Whilst perusing the Bay of E last week, I stumbled across this item with 7 minutes left in the auction. Talk about providence smiling upon me!
This ticks so many boxes… illegal/improper usage… bisects… great aesthetics.
It reminds me of philatelic covers from the early 20th century where enterprising stamp collectors would bisect 2 separate stamps and position the bisects aesthetically.
However, this is the first revenue-related item I’ve seen where this was the practice. I’ve never seen a comparable piece.
It’s a check on the Frontier National Bank in Eastport, Maine, dated July 6, 1898, with bisected 3-cent (Scott #268) and 1-cent (Scott #279) bureau issues improperly paying the 2 cent tax (1.5 cents + 0.5 cents = 2 cents). Across the pair of bisects is a manuscript cancel reading “I.R. SLW & Son 7/6/98”.
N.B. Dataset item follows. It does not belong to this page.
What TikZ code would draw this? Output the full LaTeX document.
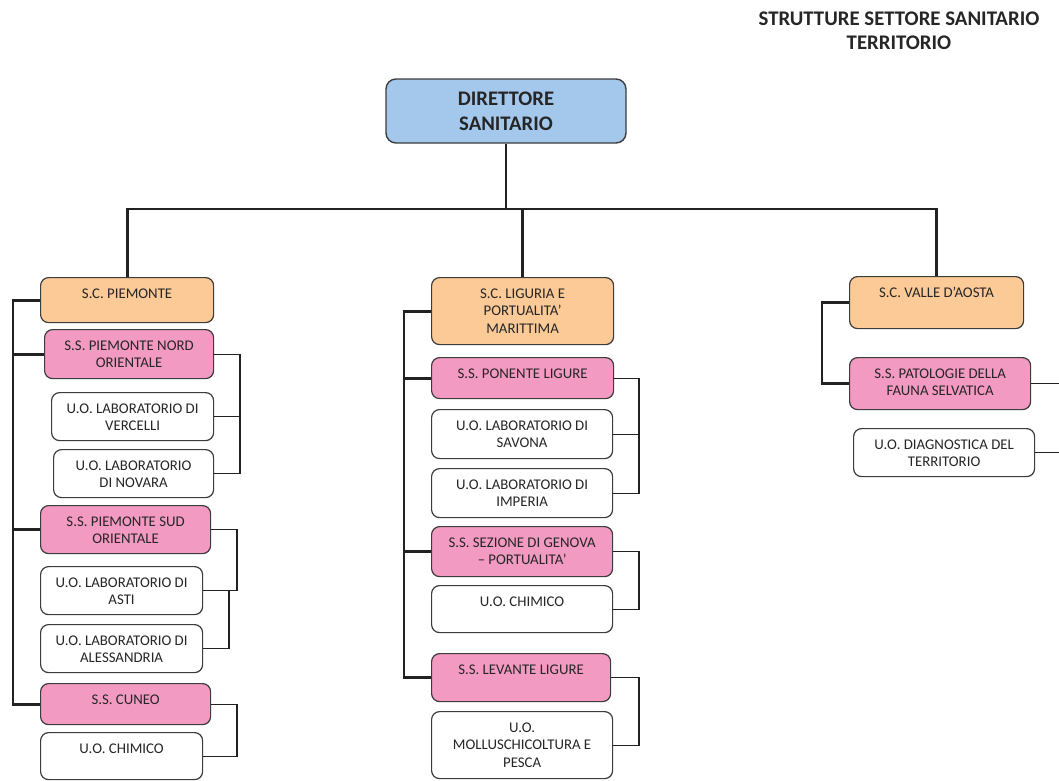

S. L. Wadsworth & Son was ship chandlery established in Eastport in 1818 and still exists as a hardware store today: http://www.slwadsworth.com/
While the assumption is that this piece is philatelic rather than commercial, allow me to put forth the arguments as to why it MIGHT be a legitimate improper usage (that might sound like a bit of an oxymoron, but what I mean is an illegal usage done out of expediency or to defraud the government rather than a collector’s creation).
- The date July 6, 1898 is very early in the taxation period, which is when the majority of legit illegal/improper usages are found, before ample supply of revenue stamps were delivered to more remote areas.
- Eastport Maine is a very remote location. Per Wikipedia:
Eastport is a small city (consisting entirely of islands) in Washington County, Maine, United States. The population was 1,331 at the 2010 census, making Eastport the least-populous city in Maine. The principal island is Moose Island, which is connected to the mainland by causeway. Eastport is the easternmost city in the United States.
So it’s not beyond the realm of possibilities that revenue stamps had not yet made it to Eastport at the time this check was written, and if they didn’t have any 2 cent stamps on hand, this would have been a way to affix 2 cents, albeit illegally.
We’ll never know for certain if this was philatelic or commercial, but candidly I don’t know that it makes a difference in this case. It’s one of a kind IMO… I love it!
The general consensus from those who looked at it, including Richard Friedberg, is that it is 100% genuine.